2 1/2 cups warm water (110 F)
1 tablespoon active dry yeast
1/2 cup honey
4 tablespoons vegetable oil
3 eggs
1 tablespoon salt
8 cups unbleached all-purpose flour
1 tablespoon poppy seeds (optional)

Original recipe:

In a large bowl, sprinkle yeast over barely warm water. Beat in honey, oil, 2 eggs, and salt. Add the flour one cup at a time, beating after each addition, graduating to kneading with hands as dough thickens. Knead until smooth and elastic and no longer sticky, adding flour as needed. Cover with a damp clean cloth and let rise for 1 1/2 hours or until dough has doubled in bulk.

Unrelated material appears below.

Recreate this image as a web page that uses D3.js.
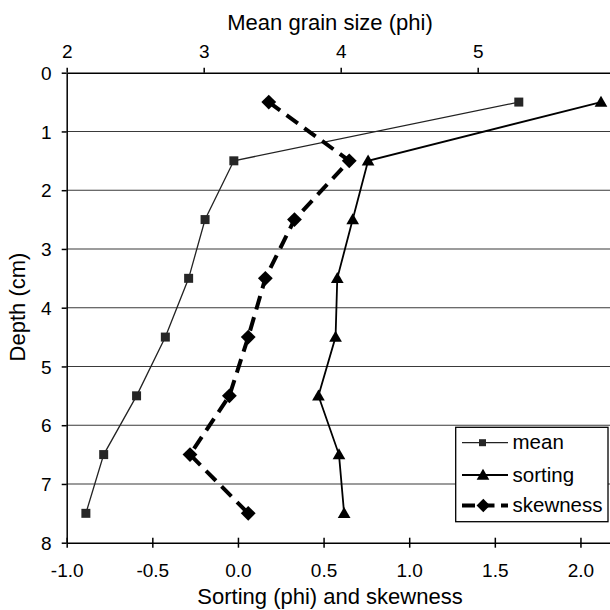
<!DOCTYPE html>
<html>
<head>
<meta charset="utf-8">
<script src="https://cdn.jsdelivr.net/npm/d3@7"></script>
<style>
  body { margin: 0; background: #fff; }
  svg { display: block; font-family: "Liberation Sans", Arial, Helvetica, sans-serif; }
</style>
</head>
<body>
<svg id="chart"></svg>
<script>
// data
var depth    = [0.5, 1.5, 2.5, 3.5, 4.5, 5.5, 6.5, 7.5];
var mean     = [5.30, 3.22, 3.01, 2.89, 2.72, 2.51, 2.27, 2.14];
var sorting  = [2.12, 0.76, 0.67, 0.58, 0.57, 0.47, 0.59, 0.62];
var skewness = [0.18, 0.65, 0.33, 0.16, 0.06, -0.05, -0.28, 0.06];

var topTicks    = [2, 3, 4, 5, 6];
var bottomTicks = [-1.0, -0.5, 0.0, 0.5, 1.0, 1.5, 2.0];
var depthTicks  = [0, 1, 2, 3, 4, 5, 6, 7, 8];
var gridDepths  = [1, 2, 3, 4, 5, 6, 7];

var svg = d3.select("#chart")
    .attr("width", 610)
    .attr("height", 610);

svg.append("rect").attr("width", 610).attr("height", 610).attr("fill", "#fff");

var mLeft = 66.7, mTop = 72.7, width = 548, height = 470;

var xTop = d3.scaleLinear().domain([2, 6]).range([0, width]);
var xBot = d3.scaleLinear().domain([-1, 2.2]).range([0, width]);
var y = d3.scaleLinear().domain([0, 8]).range([0, height]);

var g = svg.append("g")
    .attr("transform", "translate(" + mLeft + "," + mTop + ")");

// horizontal grid lines
g.selectAll(".grid")
    .data(gridDepths)
    .enter()
    .append("line")
    .attr("class", "grid")
    .attr("x1", 0)
    .attr("x2", width)
    .attr("y1", function(d) { return y(d); })
    .attr("y2", function(d) { return y(d); })
    .style("stroke", "#3a3a3a")
    .style("stroke-width", 1.1);

// axes
var topAxis = g.append("g")
    .call(d3.axisTop(xTop).tickValues(topTicks).tickSize(5).tickSizeOuter(0).tickFormat(d3.format("d")));
topAxis.selectAll("text").attr("y", -14.4).attr("dy", null).style("font-size", "19px");

var botAxis = g.append("g")
    .attr("transform", "translate(0," + height + ")")
    .call(d3.axisBottom(xBot).tickValues(bottomTicks).tickSize(5).tickSizeOuter(0)
        .tickFormat(function(d) { return d3.format(".1f")(d).replace("\u2212", "-"); }));
botAxis.selectAll(".tick line").attr("y1", -5).attr("y2", 5);
botAxis.selectAll("text").attr("y", 34).attr("dy", null).style("font-size", "19px");

var leftAxis = g.append("g")
    .call(d3.axisLeft(y).tickValues(depthTicks).tickSize(5).tickSizeOuter(0).tickFormat(d3.format("d")));
leftAxis.selectAll("text").attr("x", -15).attr("dy", "0.35em").style("font-size", "19px");

[topAxis, botAxis, leftAxis].forEach(function(a) {
    a.selectAll("path, line").style("stroke", "#000").style("stroke-width", 1.5);
    a.selectAll("text").style("fill", "#000");
    a.attr("font-family", null);
});

// axis titles
svg.append("text")
    .attr("x", 330).attr("y", 30)
    .attr("text-anchor", "middle")
    .style("font-size", "22px")
    .text("Mean grain size (phi)");

svg.append("text")
    .attr("x", 330).attr("y", 604)
    .attr("text-anchor", "middle")
    .style("font-size", "22px")
    .text("Sorting (phi) and skewness");

svg.append("text")
    .attr("transform", "translate(25,307)rotate(-90)")
    .attr("text-anchor", "middle")
    .style("font-size", "22px")
    .text("Depth (cm)");

// series
var meanPts = depth.map(function(d, i) { return [xTop(mean[i]), y(d)]; });
var sortPts = depth.map(function(d, i) { return [xBot(sorting[i]), y(d)]; });
var skewPts = depth.map(function(d, i) { return [xBot(skewness[i]), y(d)]; });

var line = d3.line();

g.append("path").attr("d", line(meanPts))
    .style("fill", "none").style("stroke", "#222").style("stroke-width", 1.3);
g.append("path").attr("d", line(sortPts))
    .style("fill", "none").style("stroke", "#000").style("stroke-width", 1.8);
g.append("path").attr("d", line(skewPts))
    .style("fill", "none").style("stroke", "#000").style("stroke-width", 4)
    .style("stroke-dasharray", "14,8");

var sq = d3.symbol().type(d3.symbolSquare).size(81);
var tri = d3.symbol().type(d3.symbolTriangle).size(70);
var dia = d3.symbol().type(d3.symbolSquare).size(110);

g.selectAll(".sq").data(meanPts).enter().append("path")
    .attr("transform", function(d) { return "translate(" + d[0] + "," + d[1] + ")"; })
    .attr("d", sq).style("fill", "#262626");
g.selectAll(".tri").data(sortPts).enter().append("path")
    .attr("transform", function(d) { return "translate(" + d[0] + "," + (d[1] + 1) + ")"; })
    .attr("d", tri).style("fill", "#000");
g.selectAll(".dia").data(skewPts).enter().append("path")
    .attr("transform", function(d) { return "translate(" + d[0] + "," + d[1] + ")rotate(45)"; })
    .attr("d", dia).style("fill", "#000");

// legend
var lg = svg.append("g");
lg.append("rect")
    .attr("x", 455.7).attr("y", 427.3).attr("width", 152.3).attr("height", 94.4)
    .style("fill", "#fff").style("stroke", "#000").style("stroke-width", 1.3);

var legendItems = ["mean", "sorting", "skewness"];
var legendY = [442.7, 475, 505.5];

lg.append("line").attr("x1", 462).attr("x2", 508).attr("y1", legendY[0]).attr("y2", legendY[0])
    .style("stroke", "#222").style("stroke-width", 1.3);
lg.append("path").attr("transform", "translate(482.5," + legendY[0] + ")")
    .attr("d", d3.symbol().type(d3.symbolSquare).size(49)).style("fill", "#262626");

lg.append("line").attr("x1", 462).attr("x2", 508).attr("y1", legendY[1]).attr("y2", legendY[1])
    .style("stroke", "#000").style("stroke-width", 1.8);
lg.append("path").attr("transform", "translate(483," + (legendY[1] + 1) + ")")
    .attr("d", tri).style("fill", "#000");

lg.append("line").attr("x1", 462).attr("x2", 508).attr("y1", legendY[2]).attr("y2", legendY[2])
    .style("stroke", "#000").style("stroke-width", 4).style("stroke-dasharray", "13,6.5");
lg.append("path").attr("transform", "translate(483.3," + legendY[2] + ")rotate(45)")
    .attr("d", d3.symbol().type(d3.symbolSquare).size(90)).style("fill", "#000");

lg.selectAll(".lt").data(legendItems).enter().append("text")
    .attr("x", 512.5)
    .attr("y", function(d, i) { return legendY[i] + 6.5; })
    .style("font-size", "20.5px")
    .text(function(d) { return d; });
</script>
</body>
</html>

Punch down the risen dough and turn out onto floured board. Divide in half and knead each half for five minutes or so, adding flour as needed to keep from getting sticky. Divide each half into thirds and roll into long snake about 1 1/2 inches in diameter. Pinch the ends of the three snakes together firmly and braid from middle. Either leave as braid or form into a round braided loaf by bringing ends together, curving braid into a circle, pinch ends together. Grease two baking trays and place finished braid or round on each. Cover with towel and let rise about one hour.

Preheat oven to 375 degrees F (190 degrees C). Beat the remaining egg and brush a generous amount over each braid. Sprinkle with poppy seeds if desired. Bake at 375 degrees F (190 degrees C) for about 40 minutes. Bread should have a nice hollow sound when thumped on the bottom. Cool on a rack for at least one hour before slicing.